Doch sollte sich der nun herrschende Nationale Rat für den Schutz des Vaterlandes (CNSP) in die Ecke gedrängt sehen, wären die russischen Kämpfer eine „interessante Option“ für die Putschisten. Kurzfristig könnte Wagner im Fall eines Ecowas-Angriffes etwa seine Ressourcen in Mali und der Zentralafrikanischen Republik mobilisieren.

Das wäre neben mehreren Tausend Kämpfern vor allem ein breites Arsenal an Waffen und Munition. In den Augen vieler Afrikaner bleiben die Grenzen zwischen dem Kreml und Jewgeni Prigoschins Privatarmee selbst nach dem gescheiterten Moskauer Aufstand im Juni verschwommen.

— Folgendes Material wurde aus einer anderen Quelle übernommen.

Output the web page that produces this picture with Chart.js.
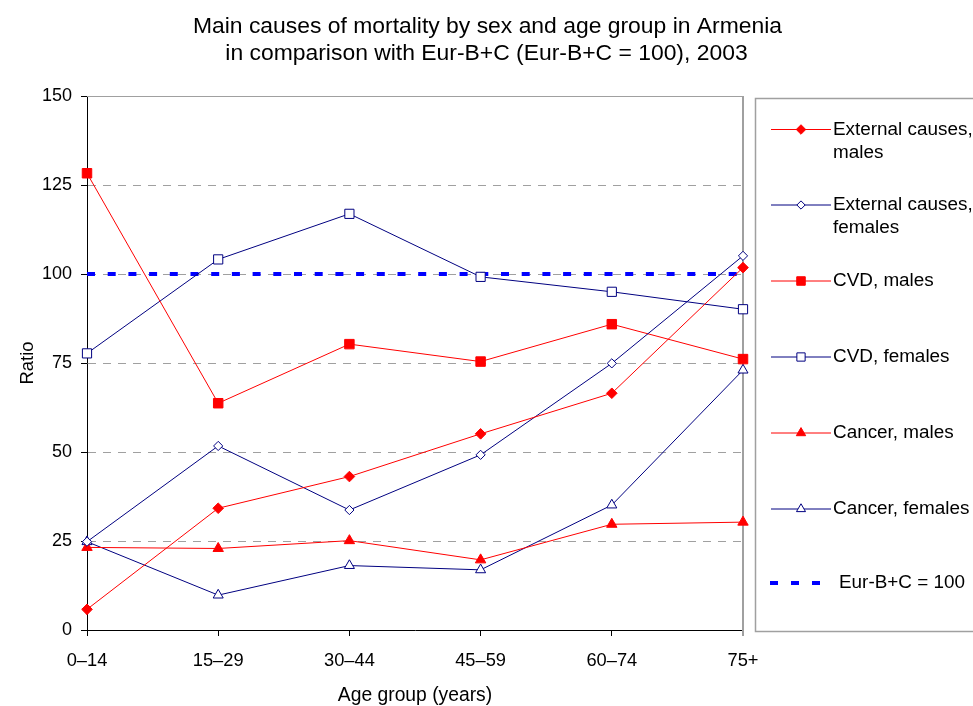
<!DOCTYPE html>
<html>
<head>
<meta charset="utf-8">
<script src="https://cdn.jsdelivr.net/npm/chart.js@4.4.1/dist/chart.umd.min.js"></script>
<style>
  html, body { margin: 0; padding: 0; background: #fff; }
  #wrap { position: relative; width: 973px; height: 706px; }
</style>
</head>
<body>
<div id="wrap"><canvas id="c" width="973" height="706"></canvas></div>
<script>
// Age groups on the x axis
const ageGroups = ['0–14', '15–29', '30–44', '45–59', '60–74', '75+'];

// Mortality ratios, Armenia vs Eur-B+C (Eur-B+C = 100)
const externalMales   = [5.8, 34.2, 43.1, 55.1, 66.5, 101.8];
const externalFemales = [24.8, 51.7, 33.7, 49.2, 74.9, 105.1];
const cvdMales        = [128.3, 63.7, 80.3, 75.4, 85.9, 76.1];
const cvdFemales      = [77.7, 104.1, 116.9, 99.2, 95.0, 90.1];
const cancerMales     = [23.2, 22.9, 25.1, 19.7, 29.7, 30.3];
const cancerFemales   = [24.8, 9.8, 18.1, 16.9, 35.1, 73.0];
const referenceLevel  = [100, 100, 100, 100, 100, 100];

// Y axis tick values
const yTicks = [0, 25, 50, 75, 100, 125, 150];

const titleLines = [
  'Main causes of mortality by sex and age group in Armenia',
  'in comparison with Eur-B+C (Eur-B+C = 100), 2003'
];

const RED = '#ff0000';
const NAVY = '#000080';
const FONT = '"Liberation Sans", Arial, Helvetica, sans-serif';

function series(label, data, color, style, filled, radius) {
  return {
    label: label,
    data: data,
    borderColor: color,
    backgroundColor: color,
    borderWidth: 1,
    tension: 0,
    pointStyle: style,
    pointRadius: radius,
    pointHoverRadius: radius,
    pointBorderColor: color,
    pointBackgroundColor: filled ? color : '#ffffff',
    pointBorderWidth: 1,
    filled: filled
  };
}

const datasets = [
  series(['External causes,', 'males'], externalMales, RED, 'rectRot', true, 5.3),
  series(['External causes,', 'females'], externalFemales, NAVY, 'rectRot', false, 4.6),
  series(['CVD, males'], cvdMales, RED, 'rect', true, 6.7),
  series(['CVD, females'], cvdFemales, NAVY, 'rect', false, 6.5),
  series(['Cancer, males'], cancerMales, RED, 'triangle', true, 6),
  series(['Cancer, females'], cancerFemales, NAVY, 'triangle', false, 5.8),
  {
    label: ['Eur-B+C = 100'],
    data: referenceLevel,
    borderColor: '#0000ff',
    borderWidth: 4,
    borderDash: [8, 12.7],
    borderCapStyle: 'butt',
    pointRadius: 0,
    pointHoverRadius: 0,
    tension: 0,
    isReference: true
  }
];

// Title lines, plot frame (top and right edges) and the boxed legend
const decorations = {
  id: 'decorations',
  beforeDatasetsDraw(chart) {
    const ctx = chart.ctx;
    const a = chart.chartArea;
    ctx.save();
    ctx.strokeStyle = '#a0a0a0';
    ctx.lineWidth = 1;
    ctx.beginPath();
    ctx.moveTo(a.left, a.top + 0.5);
    ctx.lineTo(a.right, a.top + 0.5);
    ctx.stroke();
    ctx.lineWidth = 2;
    ctx.beginPath();
    ctx.moveTo(a.right, a.top);
    ctx.lineTo(a.right, a.bottom + 6);
    ctx.stroke();
    ctx.restore();
  },
  afterDraw(chart) {
    const ctx = chart.ctx;
    ctx.save();
    // title
    ctx.fillStyle = '#000';
    ctx.textAlign = 'center';
    ctx.textBaseline = 'alphabetic';
    ctx.font = '22.9px ' + FONT;
    ctx.fillText(titleLines[0], 487.5, 33);
    ctx.fillText(titleLines[1], 486.5, 60);

    // legend box
    ctx.strokeStyle = '#a0a0a0';
    ctx.lineWidth = 1.5;
    ctx.strokeRect(755.5, 98.5, 240, 533);

    const rows = [129.5, 205, 281, 357, 433, 509, 583];
    ctx.font = '18.9px ' + FONT;
    ctx.textAlign = 'left';
    ctx.textBaseline = 'middle';
    chart.data.datasets.forEach((ds, i) => {
      const y = rows[i];
      if (ds.isReference) {
        ctx.strokeStyle = ds.borderColor;
        ctx.lineWidth = 4;
        ctx.setLineDash([8, 13]);
        ctx.beginPath();
        ctx.moveTo(770, y);
        ctx.lineTo(821, y);
        ctx.stroke();
        ctx.setLineDash([]);
        ctx.fillStyle = '#000';
        ctx.fillText(ds.label[0], 839, y);
        return;
      }
      ctx.strokeStyle = ds.borderColor;
      ctx.lineWidth = 1;
      ctx.beginPath();
      ctx.moveTo(771, y);
      ctx.lineTo(831, y);
      ctx.stroke();
      ctx.fillStyle = ds.pointBackgroundColor;
      ctx.strokeStyle = ds.pointBorderColor;
      Chart.helpers.drawPoint(ctx, {
        pointStyle: ds.pointStyle,
        radius: ds.pointRadius * 0.9,
        rotation: 0,
        borderWidth: 1
      }, 801, y);
      ctx.fillStyle = '#000';
      ds.label.forEach((line, k) => ctx.fillText(line, 833, y + k * 23));
    });
    ctx.restore();
  }
};

new Chart(document.getElementById('c'), {
  type: 'line',
  data: { labels: ageGroups, datasets: datasets },
  options: {
    responsive: false,
    animation: false,
    devicePixelRatio: 1,
    layout: { padding: { left: 0, top: 96, right: 230, bottom: 0 } },
    plugins: { legend: { display: false }, tooltip: { enabled: false }, title: { display: false } },
    scales: {
      x: {
        type: 'category',
        offset: false,
        afterFit: s => { s.height = 76; },
        grid: { drawOnChartArea: false, tickLength: 6, tickColor: '#000', tickWidth: 1 },
        border: { color: '#000', width: 1 },
        ticks: { color: '#000', padding: 14, maxRotation: 0, autoSkip: false, font: { family: FONT, size: 18.3 } },
        title: {
          display: true, text: 'Age group (years)', color: '#000',
          font: { family: FONT, size: 19.3, lineHeight: 1 }, padding: { top: 0, bottom: 1 }
        }
      },
      y: {
        min: 0, max: 150,
        afterFit: s => { s.width = 87; },
        afterBuildTicks: s => { s.ticks = yTicks.map(v => ({ value: v })); },
        grid: {
          color: c => (c.tick && (c.tick.value === 0 || c.tick.value === 150)) ? 'rgba(0,0,0,0)' : '#a0a0a0',
          tickLength: 6, tickColor: '#000', tickWidth: 1, lineWidth: 1
        },
        border: { color: '#000', width: 1, dash: [8, 7] },
        ticks: { color: '#000', padding: 9, font: { family: FONT, size: 18 } },
        title: {
          display: true, text: 'Ratio', color: '#000',
          font: { family: FONT, size: 18.5, lineHeight: 1 }, padding: { top: 19, bottom: 0 }
        }
      }
    }
  },
  plugins: [decorations]
});
</script>
</body>
</html>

Ecowas setzt auf Nigerias Militär

Die größte Hürde für eine mögliche Ecowas-Militärmission bleibt derzeit interner Widerstand. Bereits wenige Stunden, nachdem die Staatenführer das Ultimatum ausgesprochen hatten, machte sich in der Region Skepsis breit. Während Benin, Senegal und Cote d’Ivoire sich bereiterklärten, Truppen zu schicken, sprach sich die Opposition in mehreren Ländern, etwa in Ghana, gegen einen Militäreinsatz aus.

 Eine Militärintervention ist eine riskante Wahl, um einen stabilen und regierbaren Niger zu schaffen.

Djibi Sow, Sicherheitsexperte am Institut für Sicherheitsstudien (ISS) in Senegal.

Den Löwenanteil einer Militärmission müsste wohl Nigeria übernehmen. Dessen Armee ist mit 220.000 Mann etwa zwanzigmal größer als jene des Nigers. Dennoch kämpft sie im eigenen Land seit Jahren erfolglos gegen die Boko Haram und andere Dschihadisten.

Ein Auslandseinsatz würde nicht zuletzt Nigerias eigene Sicherheit gefährden. Doch am Wochenende sprach sich der nigerianische Senat gegen einen Militärschlag im Nachbarland aus. Stattdessen sollte Präsident Bola Tinubu als Ecowas-Vorsitzender auf „politische und diplomatische Optionen“ setzen.

Und auf noch einen starken Partner muss die Regionalorganisation wohl verzichten. Algeriens Präsident, Abdelmadjid Tebboune, lehnte am Samstag eine militärische Lösung ab, da er einen Flächenbrand „für die ganze Sahelregion“ fürchtet. Das nordafrikanische Land besitzt mit 317.000 Truppen die größte Armee von Nigers Nachbarn.

Der erste Versuch einer diplomatischen Annäherung an Nigers Junta war diese Woche kläglich gescheitert. Nur wenige Stunden nach ihrer Ankunft in Niamey musste eine Ecowas-Delegation erfolglos abreisen.

Trotzdem gibt es laut Experten Alternativen zum Militäreinsatz. Etwa eine Verlängerung des Ultimatums oder einen ausverhandelten Fahrplan zu Neuwahlen. „Bevor sie zur Tat schreiten, müssen sich die regionalen und internationalen Akteure erst ihr Ziel klarmachen, also einen stabilen, regierbaren und ordentlich regierten Niger“, sagt Konfliktforscher Sow. Um dies zu erreichen, sei eine Militärintervention eine „riskante Wahl“.